Wednesday, February 20, 2013

Gr 06 Parts of a circle Foldable

This was heavily adapted from some Waldorf materials I found online. I don't have the time to let the kids explore "circle" like Waldorf does. I'm sure they'd benefit from it. Nonetheless, my students appeared to like the process of creating and learning parts of circles this way.

Here's how I used it:
  1. First we folded the paper (fold a large + sign first, then fold the corners in). This is a picture of the finished product, but at this point, there shouldn't be any writing on it.
  2. Draw a center point on the fold underneath each flap. Each point should be a different color and should get a different label (A, B, C, D are fine, but kids could use whatever letters or colors they wanted).
  3. Point A: Ask kids to use a ruler to mark all the points they can find that are exactly 2 cm from point A. When they think they know what shape it's making, they can use a colored pencil to sketch it in. Ask them what it is that defines this shape (all the points that are the same distance from the center point). Then record the definition with them. I spiraled it in to show it was revolving around the center, but that's optional and it was kind of hard for the kids. Close the flap, place the title on it (Definition of a circle), and move on to the flap for point B.
  4. Point B: Write the title "Radius and Diameter" and ask students to construct another r= 2 cm circle around point B just like they did for point A before. Draw a line segment from the center to a point on the circle and ask them to describe what you have drawn. Ask them it if stays the same no matter what point on the circle you draw a line segment to. Formalize this distance with them as the definition of the radius. Then do a similar process with the diameter.
  5. Point C: Write the title "Circumference (C) and Arc" and ask students to construct another r= 2 cm circle around point C. Draw a point on the circle and a series of arrows that goes all around the circle and ends at the same point again. Ask students to describe what you have drawn using their geometry vocabulary, then formalize the definition of circumference with them. Now draw two new points on the circle and shade in the distance on the circle between them. Ask students to describe what you've drawn using their geometry vocabulary, then formalize the definition of Arc with them.
  6. Point D: Write the title "Chord and Tangent" and ask students to construct another r= 2 cm circle around point D. Draw two points on the circle and connect them with a straight line segment. Ask students to describe what you've drawn with their geometry vocabulary, then formalize the definition of chord with them. Do the same for tangent. Now what's cool is that students may recognize that the diameter of a circle is a special case of a chord. And if a tangent dips into the circle, it will no longer be a tangent because it will connect two points on the circle.

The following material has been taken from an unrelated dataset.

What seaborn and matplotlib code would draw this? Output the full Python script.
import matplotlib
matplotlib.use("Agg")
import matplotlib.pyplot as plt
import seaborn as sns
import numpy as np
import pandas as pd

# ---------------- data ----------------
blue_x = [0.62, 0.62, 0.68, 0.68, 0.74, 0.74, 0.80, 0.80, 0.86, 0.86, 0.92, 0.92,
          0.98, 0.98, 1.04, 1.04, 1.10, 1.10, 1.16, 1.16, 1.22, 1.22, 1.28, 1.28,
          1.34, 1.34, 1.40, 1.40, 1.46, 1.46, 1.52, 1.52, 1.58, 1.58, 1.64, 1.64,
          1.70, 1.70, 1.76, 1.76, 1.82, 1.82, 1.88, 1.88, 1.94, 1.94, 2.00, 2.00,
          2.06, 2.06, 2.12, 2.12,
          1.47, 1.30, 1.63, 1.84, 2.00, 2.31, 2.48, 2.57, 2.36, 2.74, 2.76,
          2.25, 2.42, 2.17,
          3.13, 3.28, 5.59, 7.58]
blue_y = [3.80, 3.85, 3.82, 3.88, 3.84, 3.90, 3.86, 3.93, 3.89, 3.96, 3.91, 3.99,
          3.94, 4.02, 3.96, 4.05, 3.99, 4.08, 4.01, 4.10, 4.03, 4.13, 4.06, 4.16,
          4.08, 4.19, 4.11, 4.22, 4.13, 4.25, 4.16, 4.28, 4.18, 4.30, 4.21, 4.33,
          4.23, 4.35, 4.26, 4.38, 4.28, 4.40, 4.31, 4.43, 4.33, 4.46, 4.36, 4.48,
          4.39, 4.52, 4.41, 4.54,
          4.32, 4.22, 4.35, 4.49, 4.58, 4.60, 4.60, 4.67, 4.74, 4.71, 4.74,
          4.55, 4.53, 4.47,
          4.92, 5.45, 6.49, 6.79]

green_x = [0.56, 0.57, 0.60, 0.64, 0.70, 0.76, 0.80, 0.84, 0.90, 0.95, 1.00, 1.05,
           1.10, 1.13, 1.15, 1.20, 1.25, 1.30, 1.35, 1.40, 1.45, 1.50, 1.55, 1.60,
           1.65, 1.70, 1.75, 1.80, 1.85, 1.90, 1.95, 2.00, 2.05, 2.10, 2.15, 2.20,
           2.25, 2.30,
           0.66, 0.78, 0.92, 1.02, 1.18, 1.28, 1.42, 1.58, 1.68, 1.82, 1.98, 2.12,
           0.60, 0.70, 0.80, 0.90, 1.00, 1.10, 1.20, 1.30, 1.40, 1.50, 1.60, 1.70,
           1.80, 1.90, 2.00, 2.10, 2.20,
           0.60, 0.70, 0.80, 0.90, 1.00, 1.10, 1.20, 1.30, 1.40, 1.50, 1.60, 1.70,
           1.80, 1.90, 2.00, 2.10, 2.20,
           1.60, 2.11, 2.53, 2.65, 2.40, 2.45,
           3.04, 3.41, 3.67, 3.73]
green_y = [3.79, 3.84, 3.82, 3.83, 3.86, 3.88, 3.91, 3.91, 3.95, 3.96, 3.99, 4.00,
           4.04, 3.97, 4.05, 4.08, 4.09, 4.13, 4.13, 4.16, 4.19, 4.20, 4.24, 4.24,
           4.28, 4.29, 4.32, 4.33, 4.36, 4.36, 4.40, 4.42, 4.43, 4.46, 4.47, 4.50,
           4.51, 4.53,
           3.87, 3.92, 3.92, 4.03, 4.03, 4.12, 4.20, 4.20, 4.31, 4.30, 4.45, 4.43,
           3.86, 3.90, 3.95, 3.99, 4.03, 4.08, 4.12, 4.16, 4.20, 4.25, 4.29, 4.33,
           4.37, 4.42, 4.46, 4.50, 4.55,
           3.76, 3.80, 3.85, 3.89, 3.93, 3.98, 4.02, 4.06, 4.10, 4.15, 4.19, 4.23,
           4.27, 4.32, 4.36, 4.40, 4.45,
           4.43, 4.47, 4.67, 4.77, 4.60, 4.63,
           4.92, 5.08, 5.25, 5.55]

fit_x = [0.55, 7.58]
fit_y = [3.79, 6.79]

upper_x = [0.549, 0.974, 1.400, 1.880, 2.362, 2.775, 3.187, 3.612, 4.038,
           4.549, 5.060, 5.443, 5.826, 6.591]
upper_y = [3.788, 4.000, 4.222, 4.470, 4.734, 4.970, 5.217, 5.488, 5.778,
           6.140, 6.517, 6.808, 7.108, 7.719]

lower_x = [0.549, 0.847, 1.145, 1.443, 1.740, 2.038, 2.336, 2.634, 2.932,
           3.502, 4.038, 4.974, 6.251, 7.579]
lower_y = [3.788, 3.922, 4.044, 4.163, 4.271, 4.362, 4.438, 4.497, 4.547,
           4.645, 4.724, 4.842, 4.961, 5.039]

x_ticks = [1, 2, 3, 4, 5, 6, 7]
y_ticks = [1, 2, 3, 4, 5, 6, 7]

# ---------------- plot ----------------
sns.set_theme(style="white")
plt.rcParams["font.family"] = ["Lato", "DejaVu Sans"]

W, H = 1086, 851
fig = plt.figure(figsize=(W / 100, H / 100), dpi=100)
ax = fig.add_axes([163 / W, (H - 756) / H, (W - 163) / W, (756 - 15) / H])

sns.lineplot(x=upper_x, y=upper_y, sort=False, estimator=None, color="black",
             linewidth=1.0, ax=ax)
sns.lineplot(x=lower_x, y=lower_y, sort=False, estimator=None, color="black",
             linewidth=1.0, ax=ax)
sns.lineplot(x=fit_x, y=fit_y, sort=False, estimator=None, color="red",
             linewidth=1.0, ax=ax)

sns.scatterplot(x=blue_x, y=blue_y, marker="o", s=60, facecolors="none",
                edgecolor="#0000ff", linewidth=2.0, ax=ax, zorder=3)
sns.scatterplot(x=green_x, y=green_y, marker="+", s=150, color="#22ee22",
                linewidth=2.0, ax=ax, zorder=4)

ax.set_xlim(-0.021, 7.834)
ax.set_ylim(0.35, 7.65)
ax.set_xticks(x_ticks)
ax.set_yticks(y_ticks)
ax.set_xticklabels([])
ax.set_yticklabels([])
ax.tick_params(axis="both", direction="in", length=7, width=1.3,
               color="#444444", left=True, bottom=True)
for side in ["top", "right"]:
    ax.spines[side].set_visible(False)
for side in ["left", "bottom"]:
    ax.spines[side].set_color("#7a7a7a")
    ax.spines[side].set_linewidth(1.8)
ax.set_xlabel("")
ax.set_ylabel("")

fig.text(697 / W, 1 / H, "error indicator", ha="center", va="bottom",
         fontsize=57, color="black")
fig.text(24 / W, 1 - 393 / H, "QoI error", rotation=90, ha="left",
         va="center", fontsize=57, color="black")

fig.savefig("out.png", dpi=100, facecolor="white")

Tuesday, February 19, 2013

Gr 06 Introduction to Geometry Vocabulary Foldable

Just starting in on exploring geometry with my students this year and trying out foldables to help them organize and illustrate their vocabulary and concepts. These are the teacher versions made in my own notebook; my students made theirs in their own notebooks. It's really just note-taking, but they find it more entertaining to use colors and foldables and it makes a great reference.

This foldable was created on a single 8.5" x 11" piece of paper, folded in the middle. It was taped into the notebooks no the left side only so the tape acted as a hinge and all 4 pages can be accessed.